Adapted from The 50/50 Solution (Sourcebooks).
I just googled “number of children without father in home” and the top results included these titles:
“View Heartbreaking Statistics”
“Number of Kids Living Only with Mothers”
“The Fatherless Generation”
What I was actually looking for was just this stat: 22 million children, or one in three kids in the United States.
Now, depending on who is citing these U.S. Census figures, the numbers may be spun in a few different ways:
22 million children have no contact with their father.
Fathers of 22 million kids abandoned their children.
The courts and malicious mothers have alienated 22 million children from their loving dads.

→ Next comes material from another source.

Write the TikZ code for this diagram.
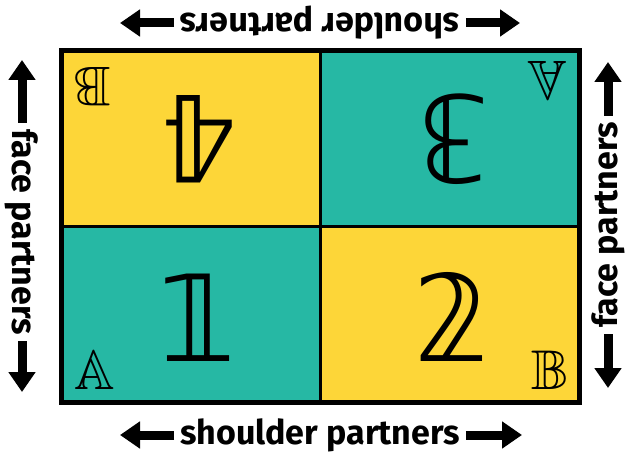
\documentclass[tikz,border=0pt]{standalone}
\usepackage{amssymb}
\usepackage{fontspec}
\setmainfont{Fira Sans}
\newfontfamily\dblfont{DejaVu Sans}
\usetikzlibrary{arrows.meta}
\definecolor{sunny}{RGB}{253,214,56}
\definecolor{seagreen}{RGB}{38,184,164}

\begin{document}
\begin{tikzpicture}[x=1pt,y=-1pt,
  cell/.style={draw,line width=3pt,minimum width=258pt,minimum height=175pt,inner sep=0pt},
  num/.style={font=\dblfont\fontsize{120}{120}\selectfont,inner sep=0pt},
  corner/.style={font=\fontsize{56}{56}\selectfont,inner sep=0pt},
  lbl/.style={font=\bfseries\fontsize{34}{34}\selectfont,inner sep=6pt},
  bigarrow/.style={-{Triangle[length=20pt,width=26pt]},line width=9pt}]
  \useasboundingbox[fill=white] (0,0) rectangle (628,454);
  % seats
  \node[cell,fill=sunny] (c4) at (191,139) {};
  \node[cell,fill=seagreen] (c3) at (449.5,139) {};
  \node[cell,fill=seagreen] (c1) at (191,314) {};
  \node[cell,fill=sunny] (c2) at (449.5,314) {};
  \draw[line width=4pt] (c4.north west) rectangle (c2.south east);
  % numbers and letters
  \node[num,rotate=180] (n4) at ([xshift=8pt]c4) {𝟜};
  \node[num,rotate=180] (n3) at ([xshift=5pt]c3) {𝟛};
  \node[num] (n1) at ([xshift=7pt,yshift=-4pt]c1) {𝟙};
  \node[num] (n2) at ([xshift=2pt,yshift=-3pt]c2) {𝟚};
  \node[corner,rotate=180] (b4) at (92,87) {$\mathbb{B}$};
  \node[corner,rotate=180] (a3) at (547,81) {$\mathbb{A}$};
  \node[corner] (a1) at (95,370) {$\mathbb{A}$};
  \node[corner] (b2) at (550,370) {$\mathbb{B}$};
  % partner labels
  \node[lbl] (bot) at (320,435) {shoulder partners};
  \node[lbl,rotate=180] (top) at (320,23) {shoulder partners};
  \node[lbl,rotate=-90] (lft) at (22,232) {face partners};
  \node[lbl,rotate=90] (rgt) at (608,225) {face partners};
  \coordinate (botL) at (120,435);
  \coordinate (botR) at (522,435);
  \coordinate (topL) at (120,23);
  \coordinate (topR) at (520,23);
  \coordinate (lftU) at (22,60);
  \coordinate (lftD) at (22,392);
  \coordinate (rgtU) at (608,62);
  \coordinate (rgtD) at (608,388);
  \draw[bigarrow] (bot.west) -- (botL);
  \draw[bigarrow] (bot.east) -- (botR);
  \draw[bigarrow] (top.east) -- (topL);
  \draw[bigarrow] (top.west) -- (topR);
  \draw[bigarrow] (lft.west) -- (lftU);
  \draw[bigarrow] (lft.east) -- (lftD);
  \draw[bigarrow] (rgt.east) -- (rgtU);
  \draw[bigarrow] (rgt.west) -- (rgtD);
\end{tikzpicture}
\end{document}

The actual truth is that we have no broad way of measuring how many U.S. kids live part-time with their dads and moms, because the Census Bureau only tracks these categories:
Children living with married parents
Children living with unmarried parents
Children living with a mother
Children living with a father
Children living with grandparents or other relatives
Whether children live with biological, adoptive, or stepparents
Just because those 22 million children live primarily with their mom does not mean that they are not also cared for by their dad. Increasingly, those parents split parenting responsibilities and time 50/50. Yet just one parent is counted as the caregiver for national and state records.
Thankfully, there is a wonderfully booming field of studying fathers of all kinds, which has been gathering speed for more than thirty years. Science’s findings? Dads are just as important as moms and most fathers are compelled to parent — including when they live separately from the kids’ mom. Systematic sexism, racism and poverty stand in the way of families benefiting from maximum equal father-mother involvement.

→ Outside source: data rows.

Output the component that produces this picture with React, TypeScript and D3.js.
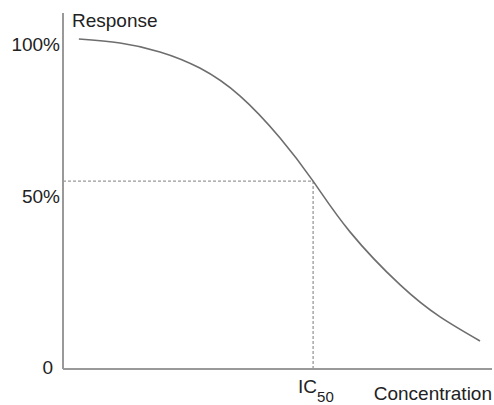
import React from "react";
import * as d3 from "d3";

const concentration = [3.7, 13.3, 22.6, 31.9, 41.3, 50.6, 58.3, 66.9, 78.6, 87.9, 97.2];
const response = [100.1, 98.9, 96.2, 91.3, 82.8, 70.1, 57.0, 41.6, 25.5, 15.8, 8.5];
const tickValues = [0, 52.5, 98.5];
const tickLabels = ["0", "50%", "100%"];
const ic50 = 58.3;
const responseAtIC50 = 57.0;

const W = 494;
const H = 405;

export default function App() {
  const x = d3.scaleLinear().domain([0, 100]).range([63, 492]);
  const y = d3.scaleLinear().domain([0, 108]).range([369, 13]);
  const pts: [number, number][] = concentration.map((c, i) => [c, response[i]]);
  const line = d3
    .line<[number, number]>()
    .x((d) => x(d[0]))
    .y((d) => y(d[1]))
    .curve(d3.curveNatural);
  const font = "'Liberation Sans', Arial, Helvetica, sans-serif";
  const textColor = "#222";
  return (
    <svg
      width={W}
      height={H}
      style={{ position: "absolute", left: 0, top: 0 }}
      fontFamily={font}
    >
      <rect width={W} height={H} fill="#fff" />
      <line
        x1={x(0)}
        x2={x(ic50)}
        y1={y(responseAtIC50)}
        y2={y(responseAtIC50)}
        stroke="#999"
        strokeWidth={1.3}
        strokeDasharray="3 2"
      />
      <line
        x1={x(ic50)}
        x2={x(ic50)}
        y1={y(responseAtIC50)}
        y2={y(0)}
        stroke="#999"
        strokeWidth={1.3}
        strokeDasharray="3 2"
      />
      <path d={line(pts) || ""} fill="none" stroke="#6e6e6e" strokeWidth={1.6} />
      <line x1={x(0)} x2={x(0)} y1={y(108)} y2={y(0)} stroke="#999" strokeWidth={2} />
      <line x1={x(0)} x2={x(100)} y1={y(0)} y2={y(0)} stroke="#999" strokeWidth={2} />
      {tickValues.map((v, i) => (
        <text
          key={i}
          x={i === 0 ? x(0) - 10 : x(0) - 3}
          y={y(v)}
          dy={i === 0 ? "0.25em" : "0.35em"}
          textAnchor="end"
          fontSize={19}
          fill={textColor}
        >
          {tickLabels[i]}
        </text>
      ))}
      <text x={x(0) + 9} y={27} fontSize={19} fill={textColor}>
        Response
      </text>
      <text x={x(ic50) - 15} y={393} fontSize={19} fill={textColor}>
        IC
        <tspan fontSize={15} dy={9}>
          50
        </tspan>
      </text>
      <text x={x(100)} y={400} textAnchor="end" fontSize={19} fill={textColor}>
        Concentration
      </text>
    </svg>
  );
}
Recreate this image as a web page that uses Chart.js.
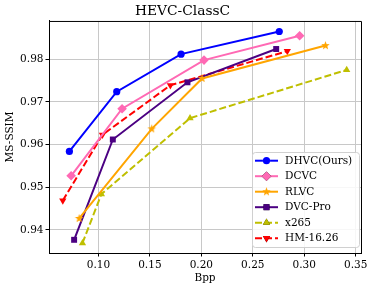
<!DOCTYPE html>
<html>
<head>
<meta charset="utf-8">
<script src="https://cdn.jsdelivr.net/npm/chart.js@4"></script>
<style>
  html, body { margin: 0; padding: 0; background: #fff; }
  #wrap { width: 374px; height: 290px; }
</style>
</head>
<body>
<div id="wrap"><canvas id="rdChart" width="374" height="290"></canvas></div>
<script>
// values
const seriesNames = ['DHVC(Ours)', 'DCVC', 'RLVC', 'DVC-Pro', 'x265', 'HM-16.26'];
const dhvcBpp  = [0.0718, 0.1178, 0.1803, 0.2757];
const dhvcSsim = [0.9584, 0.9724, 0.9812, 0.9865];
const dcvcBpp  = [0.0735, 0.1230, 0.2026, 0.2955];
const dcvcSsim = [0.9527, 0.9684, 0.9798, 0.9855];
const rlvcBpp  = [0.0813, 0.1518, 0.2007, 0.3206];
const rlvcSsim = [0.9427, 0.9637, 0.9755, 0.9832];
const dvcpBpp  = [0.0764, 0.1140, 0.1865, 0.2727];
const dvcpSsim = [0.9377, 0.9612, 0.9746, 0.9824];
const x265Bpp  = [0.0845, 0.1029, 0.1890, 0.3412];
const x265Ssim = [0.9369, 0.9484, 0.9662, 0.9775];
const hmBpp    = [0.0654, 0.1039, 0.1699, 0.2835];
const hmSsim   = [0.9469, 0.9623, 0.9739, 0.9819];

const xTicks = [0.10, 0.15, 0.20, 0.25, 0.30, 0.35];
const yTicks = [0.94, 0.95, 0.96, 0.97, 0.98];

const FONT = "'DejaVu Serif', serif";

function pts(xs, ys) {
  return xs.map((x, i) => ({ x: x, y: ys[i] }));
}

// filled star like matplotlib '*'
function starCanvas(color, r) {
  const c = document.createElement('canvas');
  const s = Math.ceil(r * 2 + 2);
  c.width = s; c.height = s;
  const g = c.getContext('2d');
  g.fillStyle = color;
  g.beginPath();
  for (let i = 0; i < 10; i++) {
    const rr = i % 2 === 0 ? r : r * 0.42;
    const a = -Math.PI / 2 + i * Math.PI / 5;
    const px = s / 2 + rr * Math.cos(a);
    const py = s / 2 + rr * Math.sin(a);
    if (i === 0) g.moveTo(px, py); else g.lineTo(px, py);
  }
  g.closePath();
  g.fill();
  return c;
}

function ds(label, data, color, style, radius, dashed, rot) {
  return {
    label: label,
    data: data,
    borderColor: color,
    backgroundColor: color,
    pointBackgroundColor: color,
    pointBorderColor: color,
    borderWidth: 2,
    borderDash: dashed ? [7, 3] : [],
    pointStyle: style,
    pointRadius: radius,
    pointRotation: rot || 0,
    pointBorderWidth: 0,
    tension: 0,
    fill: false
  };
}

const datasets = [
  ds(seriesNames[0], pts(dhvcBpp, dhvcSsim), '#0000ff', 'circle', 3.6),
  ds(seriesNames[1], pts(dcvcBpp, dcvcSsim), '#ff69b4', 'rectRot', 4.8),
  ds(seriesNames[2], pts(rlvcBpp, rlvcSsim), '#ffa500', starCanvas('#ffa500', 4.5), 4.5),
  ds(seriesNames[3], pts(dvcpBpp, dvcpSsim), '#4b0082', 'rect', 4.2),
  ds(seriesNames[4], pts(x265Bpp, x265Ssim), '#bfbf00', 'triangle', 4.2, true),
  ds(seriesNames[5], pts(hmBpp, hmSsim), '#ff0000', 'triangle', 4.2, true, 180)
];

// top and right spines of the axes box
const boxFrame = {
  id: 'boxFrame',
  afterDatasetsDraw(chart) {
    const a = chart.chartArea;
    const c = chart.ctx;
    c.save();
    c.strokeStyle = '#000';
    c.lineWidth = 1;
    c.beginPath();
    c.moveTo(a.left, a.top + 0.5);
    c.lineTo(a.right + 0.5, a.top + 0.5);
    c.lineTo(a.right + 0.5, a.bottom);
    c.stroke();
    c.restore();
  }
};

// legend drawn inside the plot, lower right, like matplotlib
const insideLegend = {
  id: 'insideLegend',
  afterDraw(chart) {
    const c = chart.ctx;
    const x0 = 252.5, y0 = 152.5, w = 107, h = 95;
    c.save();
    c.fillStyle = 'rgba(255,255,255,0.85)';
    c.strokeStyle = '#d0d0d0';
    c.lineWidth = 1;
    c.beginPath();
    c.roundRect(x0, y0, w, h, 3);
    c.fill();
    c.stroke();
    c.font = '10.5px ' + FONT;
    c.textBaseline = 'middle';
    c.textAlign = 'left';
    chart.data.datasets.forEach((d, i) => {
      const y = 160.7 + i * 15.5;
      c.strokeStyle = d.borderColor;
      c.lineWidth = 2;
      c.setLineDash(d.borderDash);
      c.beginPath();
      c.moveTo(255, y);
      c.lineTo(278, y);
      c.stroke();
      c.setLineDash([]);
      Chart.helpers.drawPoint(c, {
        pointStyle: d.pointStyle,
        rotation: d.pointRotation,
        radius: d.pointRadius,
        borderWidth: 0
      }, 266.5, y);
      c.fillStyle = d.borderColor;
      c.fill();
      c.fillStyle = '#000';
      c.fillText(d.label, 285, y + 0.5);
    });
    c.restore();
  }
};

new Chart(document.getElementById('rdChart').getContext('2d'), {
  type: 'line',
  data: { datasets: datasets },
  options: {
    responsive: false,
    animation: false,
    layout: { padding: { left: 4, right: 13, top: 0, bottom: 5 } },
    plugins: {
      legend: { display: false },
      tooltip: { enabled: false },
      title: {
        display: true,
        text: 'HEVC-ClassC',
        color: '#000',
        font: { family: FONT, size: 13.8, weight: 'normal', lineHeight: 1.2 },
        padding: { top: 3.4, bottom: 1 }
      }
    },
    scales: {
      x: {
        type: 'linear',
        min: 0.052,
        max: 0.3551,
        afterBuildTicks: s => { s.ticks = xTicks.map(v => ({ value: v })); },
        afterFit: s => { s.height = 32; },
        border: { color: '#000', width: 1 },
        grid: { color: '#c8c8c8', lineWidth: 1, tickColor: '#000', tickLength: 3.5 },
        ticks: {
          color: '#000',
          padding: 2,
          maxRotation: 0,
          font: { family: FONT, size: 10.5 },
          callback: v => v.toFixed(2)
        },
        title: {
          display: true,
          text: 'Bpp',
          color: '#000',
          font: { family: FONT, size: 10.5 },
          padding: { top: 0, bottom: 0 }
        }
      },
      y: {
        min: 0.93461,
        max: 0.98897,
        afterBuildTicks: s => { s.ticks = yTicks.map(v => ({ value: v })); },
        afterFit: s => { s.width = 45; },
        border: { color: '#000', width: 1 },
        grid: { color: '#c8c8c8', lineWidth: 1, tickColor: '#000', tickLength: 3.5 },
        ticks: {
          color: '#000',
          padding: 2,
          font: { family: FONT, size: 10.5 },
          callback: v => v.toFixed(2)
        },
        title: {
          display: true,
          text: 'MS-SSIM',
          color: '#000',
          font: { family: FONT, size: 10.5 },
          padding: { top: 0, bottom: 2 }
        }
      }
    }
  },
  plugins: [boxFrame, insideLegend]
});
</script>
</body>
</html>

Best of all? Single dads are more involved than ever before and fatherless figures are misleading at best — often bastardized for political gain. In the equal parenting movement, this figure is tossed around in an effort to highlight how a lack of family court reform hurts families. But the lack of accurate reporting about how involved dads actually are, how moms really do want equal parenting and more father involvement (and less child support) only holds us back.
While it was true that back in the 1950s and 1960s, about half of divorced dads did slip out, moved away, and often started new families, many of today’s so-called fatherless kids do have a relationship with their dads — even when the men are incarcerated. A study that used data from the Children of the National Longitudinal Survey of Youth database found than about a quarter of dads dropped out of their kids’ lives when they lived separately, while three-quarters either had significant or moderate interaction with their kids.1 But the census only counts kids as living in one home, so even kids who live with their dads half the time are likely to be counted as living with their mothers only.
Why inaccurate fatherless figures are harmful
Failure to document dads is more than just symbolic evidence that our society doesn’t value fatherhood. The hard fact that when only one parent is counted as a caregiver, separated dads are largely erased from our data, and without data, it is hard to understand and serve them.